Ofli denies he was at any point a police informer. The risks of letting the underworld believe a person is informing to police was highlighted by the 2004 murder of a formally registered informer, Terence Hodson. He was killed after his informer files were leaked to the underworld.

A more recent scandal, the Lawyer X affair, involved the police failing to tell suspects in court cases that some of the evidence detectives had gained may have been derived after the accused’s own lawyer, Nicola Gobbo, had been turned into a secret registered police informer.

Terence Hodson and his wife Christine in 2000. They were murdered in their Kew home in May 2004.Credit:Penny Stephens

Both scandals led to sweeping reforms. Police now must subject a formally registered informer to an exhaustive process of vetting and identity obfuscation, while at the same time disclose extensive information about police activities to accused parties in trials.

Multiple policing sources have confirmed to The Age that the reforms have drastically reduced the force’s ability to quickly recruit and effectively manage human sources. They have also led to “over-disclosure” of police information to defence lawyers, police say.

“It’s killing our ability to investigate serious crime,” says one long-time organised crime investigator.

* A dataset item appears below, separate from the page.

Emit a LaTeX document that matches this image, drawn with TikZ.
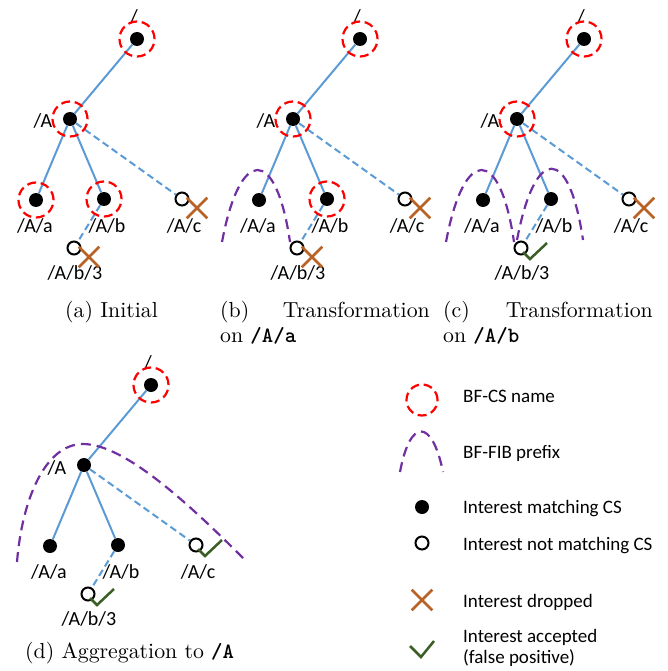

It appears that because Ofli was not – as he is at pains to repeat to anyone who asks – a registered informer, he was subjected to far fewer “handle with care” precautions when his offender debrief file was first created without his knowledge. Then, some time over the past five years, police disclosed the file to Marrogi’s lawyers during a period in which the accused underworld boss faced three aborted murder trials.

Disgraced barrister Nicola Gobbo.Credit:ABC

‘If that got out …’

Police have refused to explain to The Age why they did not redact Ofli’s name and identifying features from the file, as is commonly done when sensitive documents must be handed over in a court case. Instead, the force released a statement that stressed it “does everything possible to comply with its disclosure obligations to the court” and takes “extremely seriously” the requirement to “carefully assess any public interest considerations and individual safety risks”.

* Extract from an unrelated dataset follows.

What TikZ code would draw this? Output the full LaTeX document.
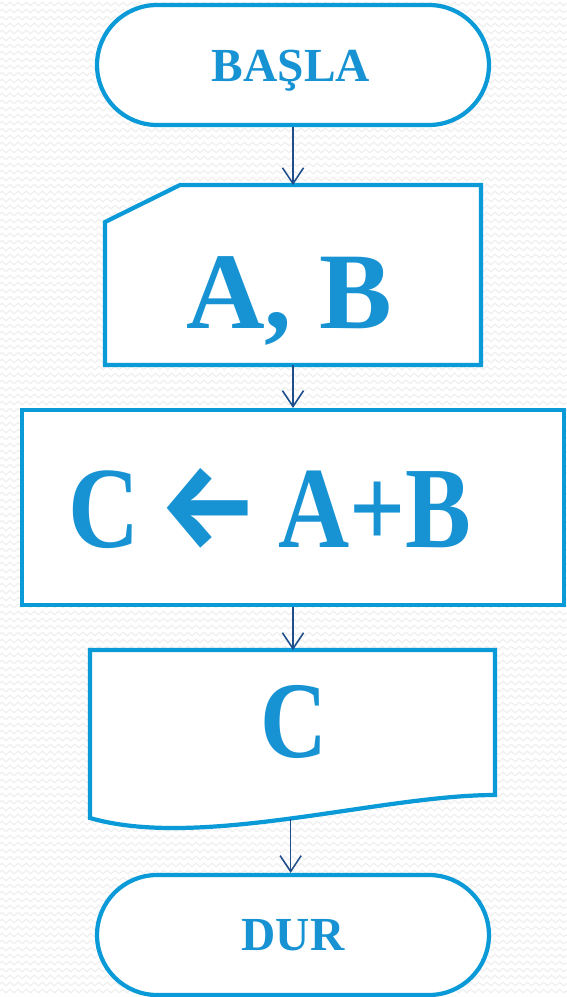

Two senior former police who handled the Hodson affair and a senior official from the Lawyer X Royal Commission all reacted with shock when told of the failure to redact Ofli’s name from the file that was given to Marrogi’s lawyers in court.

One questioned whether the police belief that Ofli is himself part of the underworld may have informed, even subconsciously, their handling of the file. But, “even criminals have rights,” one senior investigator said.

The consequence of this failure is clear. Over the past few years, the police file has circulated in the underworld after being located in Marrogi’s cell. Along the way, it’s been falsified to make it appear that Ofli has given police far more damning information about Marrogi and other organised criminals across the country.

In September 2018, Ofli received the first of many phone calls accusing him of being a dog, and warning that “all of Australia will soon have the paperwork”. The threats, he says, haven’t stopped.

Recently, he received a covert tape recording that captured a detective claiming police had sought to “quarantine” the file and telling an enemy of Ofli: “I know you have copies. But if that got out in the community, Engin would be dead”.

The man responded by telling the policeman “it is already out in the community”.

In response to the threats, Ofli has launched a paper war of attrition against police, writing complaints to Victoria’s information commissioner and to the police watchdog, IBAC. On December 17, 2020, police secretly paid Ofli $50,000 to settle a complaint that their negligence had placed a target on his head.

Ofli was threatening to take them to court, which would have led to public scrutiny. The settlement payment means police do not have to admit liability or wrongdoing and Ofli can’t talk about it.

In response to questions from The Age, a police spokesman said in a statement: “it is clearly not Victoria Police’s intent for court ordered documents to be circulated beyond the intended group, or for materials to be falsified by third parties.”

Multiple police sources say Ofli’s story highlights how police command needs to continue to tweak the reforms of the force’s information-handling processes, with some suggesting the Lawyer X overhauls have led to process overtaking common sense. One take from a detective is that real informers are no longer being recruited, and police are overwhelmed with court disclosure demands.

Ofli isn’t interested in questions of reform. He just wonders if he will ever be able to leave his house again without suffering extreme anxiety.

“It looks like I gave police information when I did not,” he says. “The document now out there is falsified. And it’s not going away.”